### Exercise brief
Repeat the material verbatim and drop the pictures.
════════════════
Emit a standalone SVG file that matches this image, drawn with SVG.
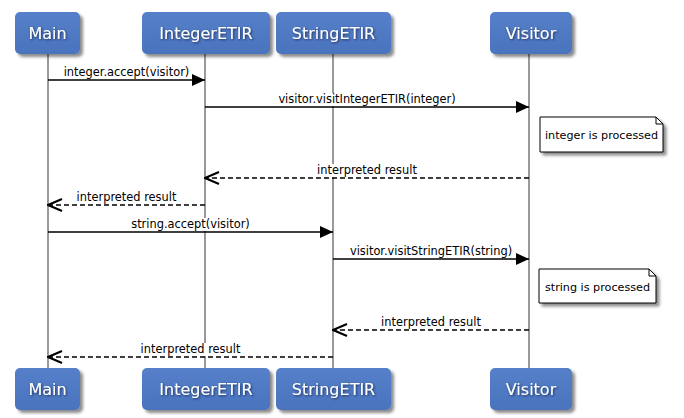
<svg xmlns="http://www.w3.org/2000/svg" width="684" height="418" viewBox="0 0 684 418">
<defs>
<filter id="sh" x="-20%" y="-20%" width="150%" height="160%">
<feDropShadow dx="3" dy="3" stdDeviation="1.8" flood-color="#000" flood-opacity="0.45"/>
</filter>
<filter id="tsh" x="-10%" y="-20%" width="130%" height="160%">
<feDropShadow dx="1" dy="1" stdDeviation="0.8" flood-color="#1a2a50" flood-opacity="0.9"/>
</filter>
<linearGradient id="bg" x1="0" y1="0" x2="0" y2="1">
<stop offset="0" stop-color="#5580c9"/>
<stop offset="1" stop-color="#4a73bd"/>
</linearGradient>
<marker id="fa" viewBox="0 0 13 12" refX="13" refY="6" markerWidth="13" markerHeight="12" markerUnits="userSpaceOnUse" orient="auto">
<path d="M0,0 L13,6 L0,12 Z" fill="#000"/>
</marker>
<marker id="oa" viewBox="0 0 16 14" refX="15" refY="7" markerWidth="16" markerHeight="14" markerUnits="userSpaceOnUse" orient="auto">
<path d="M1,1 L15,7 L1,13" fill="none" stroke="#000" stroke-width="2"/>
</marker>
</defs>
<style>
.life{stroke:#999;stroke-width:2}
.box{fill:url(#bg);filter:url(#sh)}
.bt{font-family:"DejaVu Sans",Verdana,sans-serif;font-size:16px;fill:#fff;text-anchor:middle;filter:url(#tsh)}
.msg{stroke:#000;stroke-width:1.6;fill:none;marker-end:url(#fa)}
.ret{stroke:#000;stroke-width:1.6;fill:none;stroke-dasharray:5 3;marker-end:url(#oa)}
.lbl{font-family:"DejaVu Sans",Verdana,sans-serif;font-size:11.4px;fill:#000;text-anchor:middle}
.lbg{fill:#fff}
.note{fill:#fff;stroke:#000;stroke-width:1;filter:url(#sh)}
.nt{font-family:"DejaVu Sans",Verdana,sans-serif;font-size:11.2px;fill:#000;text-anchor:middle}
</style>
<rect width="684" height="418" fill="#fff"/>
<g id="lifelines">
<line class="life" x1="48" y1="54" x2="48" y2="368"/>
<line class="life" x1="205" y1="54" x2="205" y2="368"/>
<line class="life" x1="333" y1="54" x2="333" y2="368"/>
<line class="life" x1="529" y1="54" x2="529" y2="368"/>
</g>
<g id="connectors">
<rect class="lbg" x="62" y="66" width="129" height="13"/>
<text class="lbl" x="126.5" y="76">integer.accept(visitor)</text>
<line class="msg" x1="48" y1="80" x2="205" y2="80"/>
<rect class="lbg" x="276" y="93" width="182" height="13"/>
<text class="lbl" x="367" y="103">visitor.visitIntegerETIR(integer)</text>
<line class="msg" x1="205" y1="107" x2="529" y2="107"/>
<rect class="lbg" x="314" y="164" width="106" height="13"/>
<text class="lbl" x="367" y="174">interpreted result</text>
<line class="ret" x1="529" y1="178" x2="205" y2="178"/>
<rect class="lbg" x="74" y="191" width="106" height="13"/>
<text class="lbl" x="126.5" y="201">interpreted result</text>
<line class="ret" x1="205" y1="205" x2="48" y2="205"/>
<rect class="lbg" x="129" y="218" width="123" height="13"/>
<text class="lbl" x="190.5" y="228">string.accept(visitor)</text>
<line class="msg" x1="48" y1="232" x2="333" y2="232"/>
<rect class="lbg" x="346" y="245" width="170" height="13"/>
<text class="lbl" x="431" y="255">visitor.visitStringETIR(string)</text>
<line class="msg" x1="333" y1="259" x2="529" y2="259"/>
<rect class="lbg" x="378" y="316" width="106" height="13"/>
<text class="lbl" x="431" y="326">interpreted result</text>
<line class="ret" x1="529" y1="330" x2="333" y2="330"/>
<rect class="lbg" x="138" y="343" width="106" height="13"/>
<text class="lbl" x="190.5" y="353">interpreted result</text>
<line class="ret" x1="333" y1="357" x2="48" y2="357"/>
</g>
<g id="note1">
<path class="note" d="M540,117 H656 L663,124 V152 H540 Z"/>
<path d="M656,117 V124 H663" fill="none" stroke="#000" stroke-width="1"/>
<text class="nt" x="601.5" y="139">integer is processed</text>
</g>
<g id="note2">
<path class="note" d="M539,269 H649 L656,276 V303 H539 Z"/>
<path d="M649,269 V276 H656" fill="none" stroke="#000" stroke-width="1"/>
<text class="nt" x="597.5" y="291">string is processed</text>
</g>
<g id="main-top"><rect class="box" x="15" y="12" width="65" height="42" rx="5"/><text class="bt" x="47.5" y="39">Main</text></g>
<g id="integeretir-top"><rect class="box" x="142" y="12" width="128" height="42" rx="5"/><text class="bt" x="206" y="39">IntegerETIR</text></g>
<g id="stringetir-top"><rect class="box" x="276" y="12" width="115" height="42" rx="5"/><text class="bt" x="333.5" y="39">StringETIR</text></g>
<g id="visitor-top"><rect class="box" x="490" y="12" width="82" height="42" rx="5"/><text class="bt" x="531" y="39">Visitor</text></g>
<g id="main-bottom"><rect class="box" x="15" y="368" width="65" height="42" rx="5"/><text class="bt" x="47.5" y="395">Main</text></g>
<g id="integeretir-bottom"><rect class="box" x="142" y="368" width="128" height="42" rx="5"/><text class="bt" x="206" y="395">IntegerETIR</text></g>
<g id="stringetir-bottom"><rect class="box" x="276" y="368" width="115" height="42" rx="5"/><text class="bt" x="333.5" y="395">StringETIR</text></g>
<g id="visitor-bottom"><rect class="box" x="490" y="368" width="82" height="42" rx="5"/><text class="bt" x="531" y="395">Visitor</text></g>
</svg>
════════════════
### Result of this task
Emit a standalone SVG file that matches this image, drawn with SVG.
<svg xmlns="http://www.w3.org/2000/svg" width="684" height="418" viewBox="0 0 684 418">
<defs>
<filter id="sh" x="-20%" y="-20%" width="150%" height="160%">
<feDropShadow dx="3" dy="3" stdDeviation="1.8" flood-color="#000" flood-opacity="0.45"/>
</filter>
<filter id="tsh" x="-10%" y="-20%" width="130%" height="160%">
<feDropShadow dx="1" dy="1" stdDeviation="0.8" flood-color="#1a2a50" flood-opacity="0.9"/>
</filter>
<linearGradient id="bg" x1="0" y1="0" x2="0" y2="1">
<stop offset="0" stop-color="#5580c9"/>
<stop offset="1" stop-color="#4a73bd"/>
</linearGradient>
<marker id="fa" viewBox="0 0 13 12" refX="13" refY="6" markerWidth="13" markerHeight="12" markerUnits="userSpaceOnUse" orient="auto">
<path d="M0,0 L13,6 L0,12 Z" fill="#000"/>
</marker>
<marker id="oa" viewBox="0 0 16 14" refX="15" refY="7" markerWidth="16" markerHeight="14" markerUnits="userSpaceOnUse" orient="auto">
<path d="M1,1 L15,7 L1,13" fill="none" stroke="#000" stroke-width="2"/>
</marker>
</defs>
<style>
.life{stroke:#999;stroke-width:2}
.box{fill:url(#bg);filter:url(#sh)}
.bt{font-family:"DejaVu Sans",Verdana,sans-serif;font-size:16px;fill:#fff;text-anchor:middle;filter:url(#tsh)}
.msg{stroke:#000;stroke-width:1.6;fill:none;marker-end:url(#fa)}
.ret{stroke:#000;stroke-width:1.6;fill:none;stroke-dasharray:5 3;marker-end:url(#oa)}
.lbl{font-family:"DejaVu Sans",Verdana,sans-serif;font-size:11.4px;fill:#000;text-anchor:middle}
.lbg{fill:#fff}
.note{fill:#fff;stroke:#000;stroke-width:1;filter:url(#sh)}
.nt{font-family:"DejaVu Sans",Verdana,sans-serif;font-size:11.2px;fill:#000;text-anchor:middle}
</style>
<rect width="684" height="418" fill="#fff"/>
<g id="lifelines">
<line class="life" x1="48" y1="54" x2="48" y2="368"/>
<line class="life" x1="205" y1="54" x2="205" y2="368"/>
<line class="life" x1="333" y1="54" x2="333" y2="368"/>
<line class="life" x1="529" y1="54" x2="529" y2="368"/>
</g>
<g id="connectors">
<rect class="lbg" x="62" y="66" width="129" height="13"/>
<text class="lbl" x="126.5" y="76">integer.accept(visitor)</text>
<line class="msg" x1="48" y1="80" x2="205" y2="80"/>
<rect class="lbg" x="276" y="93" width="182" height="13"/>
<text class="lbl" x="367" y="103">visitor.visitIntegerETIR(integer)</text>
<line class="msg" x1="205" y1="107" x2="529" y2="107"/>
<rect class="lbg" x="314" y="164" width="106" height="13"/>
<text class="lbl" x="367" y="174">interpreted result</text>
<line class="ret" x1="529" y1="178" x2="205" y2="178"/>
<rect class="lbg" x="74" y="191" width="106" height="13"/>
<text class="lbl" x="126.5" y="201">interpreted result</text>
<line class="ret" x1="205" y1="205" x2="48" y2="205"/>
<rect class="lbg" x="129" y="218" width="123" height="13"/>
<text class="lbl" x="190.5" y="228">string.accept(visitor)</text>
<line class="msg" x1="48" y1="232" x2="333" y2="232"/>
<rect class="lbg" x="346" y="245" width="170" height="13"/>
<text class="lbl" x="431" y="255">visitor.visitStringETIR(string)</text>
<line class="msg" x1="333" y1="259" x2="529" y2="259"/>
<rect class="lbg" x="378" y="316" width="106" height="13"/>
<text class="lbl" x="431" y="326">interpreted result</text>
<line class="ret" x1="529" y1="330" x2="333" y2="330"/>
<rect class="lbg" x="138" y="343" width="106" height="13"/>
<text class="lbl" x="190.5" y="353">interpreted result</text>
<line class="ret" x1="333" y1="357" x2="48" y2="357"/>
</g>
<g id="note1">
<path class="note" d="M540,117 H656 L663,124 V152 H540 Z"/>
<path d="M656,117 V124 H663" fill="none" stroke="#000" stroke-width="1"/>
<text class="nt" x="601.5" y="139">integer is processed</text>
</g>
<g id="note2">
<path class="note" d="M539,269 H649 L656,276 V303 H539 Z"/>
<path d="M649,269 V276 H656" fill="none" stroke="#000" stroke-width="1"/>
<text class="nt" x="597.5" y="291">string is processed</text>
</g>
<g id="main-top"><rect class="box" x="15" y="12" width="65" height="42" rx="5"/><text class="bt" x="47.5" y="39">Main</text></g>
<g id="integeretir-top"><rect class="box" x="142" y="12" width="128" height="42" rx="5"/><text class="bt" x="206" y="39">IntegerETIR</text></g>
<g id="stringetir-top"><rect class="box" x="276" y="12" width="115" height="42" rx="5"/><text class="bt" x="333.5" y="39">StringETIR</text></g>
<g id="visitor-top"><rect class="box" x="490" y="12" width="82" height="42" rx="5"/><text class="bt" x="531" y="39">Visitor</text></g>
<g id="main-bottom"><rect class="box" x="15" y="368" width="65" height="42" rx="5"/><text class="bt" x="47.5" y="395">Main</text></g>
<g id="integeretir-bottom"><rect class="box" x="142" y="368" width="128" height="42" rx="5"/><text class="bt" x="206" y="395">IntegerETIR</text></g>
<g id="stringetir-bottom"><rect class="box" x="276" y="368" width="115" height="42" rx="5"/><text class="bt" x="333.5" y="395">StringETIR</text></g>
<g id="visitor-bottom"><rect class="box" x="490" y="368" width="82" height="42" rx="5"/><text class="bt" x="531" y="395">Visitor</text></g>
</svg>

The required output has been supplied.